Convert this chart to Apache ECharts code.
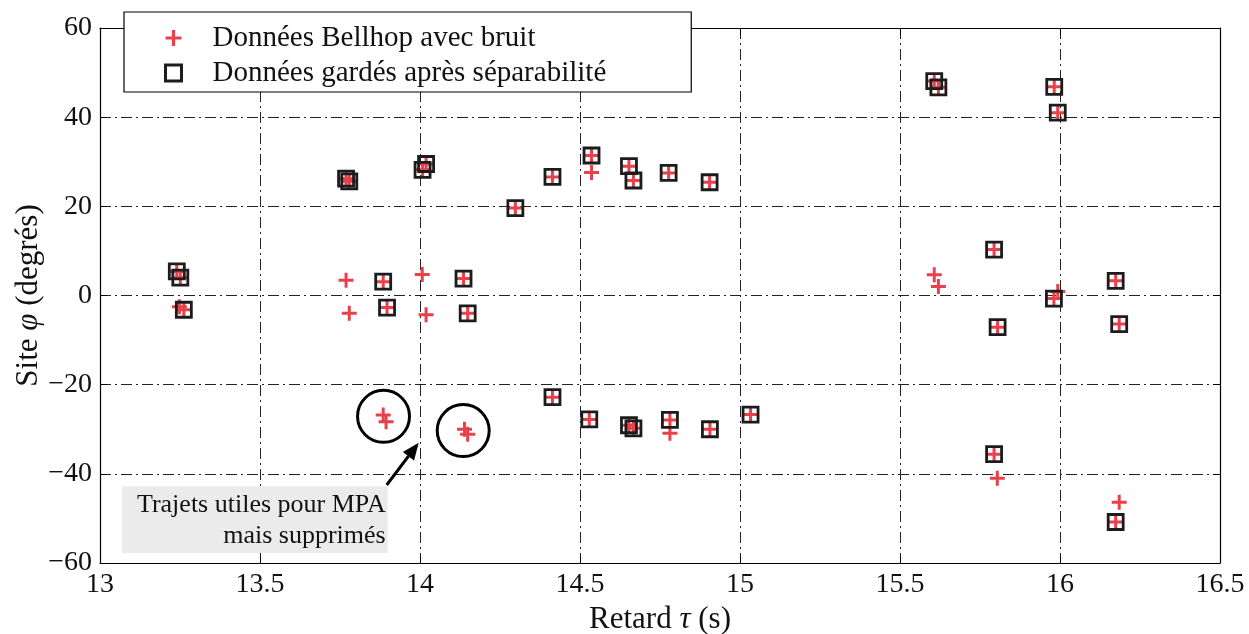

• • •

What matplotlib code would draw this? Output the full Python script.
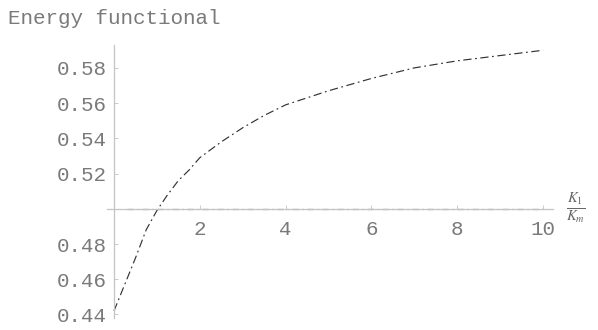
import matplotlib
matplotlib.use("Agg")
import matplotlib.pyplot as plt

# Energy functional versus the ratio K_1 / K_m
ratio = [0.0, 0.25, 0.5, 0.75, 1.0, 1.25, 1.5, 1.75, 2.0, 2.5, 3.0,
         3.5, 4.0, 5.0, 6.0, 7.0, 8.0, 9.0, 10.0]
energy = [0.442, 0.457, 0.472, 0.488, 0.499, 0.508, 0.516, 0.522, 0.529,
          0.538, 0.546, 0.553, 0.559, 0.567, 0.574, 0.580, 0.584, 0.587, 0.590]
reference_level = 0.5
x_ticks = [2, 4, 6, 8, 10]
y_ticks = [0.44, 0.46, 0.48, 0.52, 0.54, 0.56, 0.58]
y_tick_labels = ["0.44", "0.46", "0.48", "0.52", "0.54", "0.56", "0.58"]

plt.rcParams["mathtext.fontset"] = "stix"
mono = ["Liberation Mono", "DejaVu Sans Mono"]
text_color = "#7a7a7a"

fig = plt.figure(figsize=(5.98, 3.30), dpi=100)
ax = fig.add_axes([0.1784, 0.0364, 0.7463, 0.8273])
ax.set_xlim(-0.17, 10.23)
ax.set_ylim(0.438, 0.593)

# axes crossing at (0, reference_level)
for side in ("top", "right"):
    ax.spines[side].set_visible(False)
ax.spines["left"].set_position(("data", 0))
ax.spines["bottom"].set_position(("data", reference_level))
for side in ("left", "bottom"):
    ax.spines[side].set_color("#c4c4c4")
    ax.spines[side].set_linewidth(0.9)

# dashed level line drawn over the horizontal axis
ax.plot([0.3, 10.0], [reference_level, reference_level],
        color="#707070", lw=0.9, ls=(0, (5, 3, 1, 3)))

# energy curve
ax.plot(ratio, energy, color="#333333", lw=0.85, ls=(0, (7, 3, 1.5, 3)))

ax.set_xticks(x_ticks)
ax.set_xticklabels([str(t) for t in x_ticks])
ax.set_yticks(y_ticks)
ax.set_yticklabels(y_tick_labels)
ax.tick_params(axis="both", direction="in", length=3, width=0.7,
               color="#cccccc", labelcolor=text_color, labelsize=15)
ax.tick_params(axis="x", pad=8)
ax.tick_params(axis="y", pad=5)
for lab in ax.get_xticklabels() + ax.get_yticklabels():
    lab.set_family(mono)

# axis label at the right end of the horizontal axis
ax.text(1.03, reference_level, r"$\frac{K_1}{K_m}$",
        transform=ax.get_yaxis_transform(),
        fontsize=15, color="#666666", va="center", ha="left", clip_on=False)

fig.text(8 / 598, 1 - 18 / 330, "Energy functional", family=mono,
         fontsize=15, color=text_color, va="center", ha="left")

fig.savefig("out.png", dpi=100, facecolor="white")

• • •

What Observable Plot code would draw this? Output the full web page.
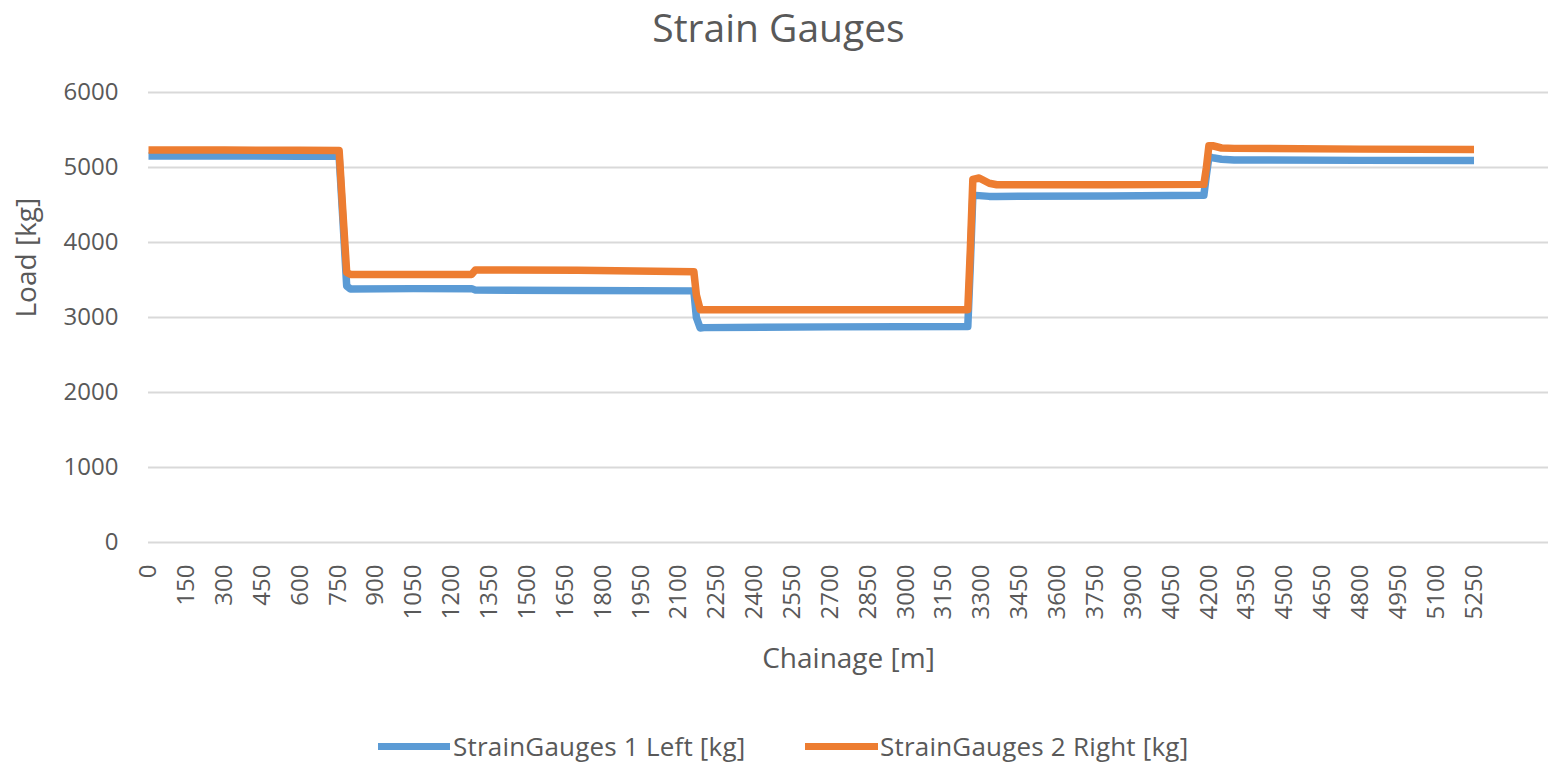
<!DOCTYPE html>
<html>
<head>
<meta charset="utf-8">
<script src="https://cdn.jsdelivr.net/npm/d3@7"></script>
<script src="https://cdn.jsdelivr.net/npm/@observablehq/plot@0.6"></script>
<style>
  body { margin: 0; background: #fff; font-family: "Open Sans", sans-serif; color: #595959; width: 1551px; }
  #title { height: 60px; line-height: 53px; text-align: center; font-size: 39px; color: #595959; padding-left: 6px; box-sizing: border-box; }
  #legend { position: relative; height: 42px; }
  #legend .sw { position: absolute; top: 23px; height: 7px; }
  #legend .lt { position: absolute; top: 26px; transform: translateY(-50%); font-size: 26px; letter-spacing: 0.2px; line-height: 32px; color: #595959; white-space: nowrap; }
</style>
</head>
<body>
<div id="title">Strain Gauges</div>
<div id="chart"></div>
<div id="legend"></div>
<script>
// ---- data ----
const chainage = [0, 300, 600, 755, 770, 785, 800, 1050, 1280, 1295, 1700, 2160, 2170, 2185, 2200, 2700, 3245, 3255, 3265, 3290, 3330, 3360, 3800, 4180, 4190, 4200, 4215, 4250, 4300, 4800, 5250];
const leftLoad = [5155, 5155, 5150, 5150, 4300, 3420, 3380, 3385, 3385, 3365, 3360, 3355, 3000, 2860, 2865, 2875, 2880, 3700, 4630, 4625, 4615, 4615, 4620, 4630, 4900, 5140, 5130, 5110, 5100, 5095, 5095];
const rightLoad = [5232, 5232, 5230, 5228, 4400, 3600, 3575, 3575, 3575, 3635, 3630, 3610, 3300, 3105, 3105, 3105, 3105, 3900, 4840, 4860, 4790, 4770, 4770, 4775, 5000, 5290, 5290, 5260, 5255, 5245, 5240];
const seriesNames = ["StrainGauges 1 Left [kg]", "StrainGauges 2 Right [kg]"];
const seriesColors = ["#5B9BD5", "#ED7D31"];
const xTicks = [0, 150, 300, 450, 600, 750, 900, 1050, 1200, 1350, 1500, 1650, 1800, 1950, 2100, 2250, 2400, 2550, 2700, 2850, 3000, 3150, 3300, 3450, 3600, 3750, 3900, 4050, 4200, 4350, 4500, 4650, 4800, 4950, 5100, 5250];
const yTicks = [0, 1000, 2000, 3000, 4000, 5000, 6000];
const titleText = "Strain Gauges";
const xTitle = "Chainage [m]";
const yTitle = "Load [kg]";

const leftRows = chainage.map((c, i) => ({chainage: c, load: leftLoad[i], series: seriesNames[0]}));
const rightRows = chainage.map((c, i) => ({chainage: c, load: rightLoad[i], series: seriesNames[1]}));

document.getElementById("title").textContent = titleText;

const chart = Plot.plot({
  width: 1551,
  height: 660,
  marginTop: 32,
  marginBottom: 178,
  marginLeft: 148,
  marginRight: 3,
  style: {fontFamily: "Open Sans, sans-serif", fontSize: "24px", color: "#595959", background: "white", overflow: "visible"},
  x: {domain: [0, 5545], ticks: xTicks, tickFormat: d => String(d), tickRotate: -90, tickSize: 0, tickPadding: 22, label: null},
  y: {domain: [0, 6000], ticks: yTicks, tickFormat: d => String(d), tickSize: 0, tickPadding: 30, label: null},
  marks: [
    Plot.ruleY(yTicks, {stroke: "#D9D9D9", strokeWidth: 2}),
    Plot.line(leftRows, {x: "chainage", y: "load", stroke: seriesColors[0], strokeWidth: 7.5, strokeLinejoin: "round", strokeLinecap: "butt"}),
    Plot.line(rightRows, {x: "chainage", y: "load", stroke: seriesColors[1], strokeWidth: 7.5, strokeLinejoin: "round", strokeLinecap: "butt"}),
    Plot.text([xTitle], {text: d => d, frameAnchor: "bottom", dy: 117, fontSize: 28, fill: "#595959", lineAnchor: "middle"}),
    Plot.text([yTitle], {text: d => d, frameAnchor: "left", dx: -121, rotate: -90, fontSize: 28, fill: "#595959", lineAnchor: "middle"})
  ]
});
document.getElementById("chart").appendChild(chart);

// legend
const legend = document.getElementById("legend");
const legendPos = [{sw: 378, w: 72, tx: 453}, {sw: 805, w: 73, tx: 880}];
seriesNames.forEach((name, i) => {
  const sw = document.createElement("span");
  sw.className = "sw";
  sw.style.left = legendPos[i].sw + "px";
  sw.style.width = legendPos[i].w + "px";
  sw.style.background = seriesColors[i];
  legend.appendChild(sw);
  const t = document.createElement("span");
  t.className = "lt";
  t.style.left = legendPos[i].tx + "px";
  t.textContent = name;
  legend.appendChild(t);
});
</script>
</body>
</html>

• • •

§ What the exercise asks
Report how many lines hold the string "chart", giving the number and nothing else.

§ Exercise solution
4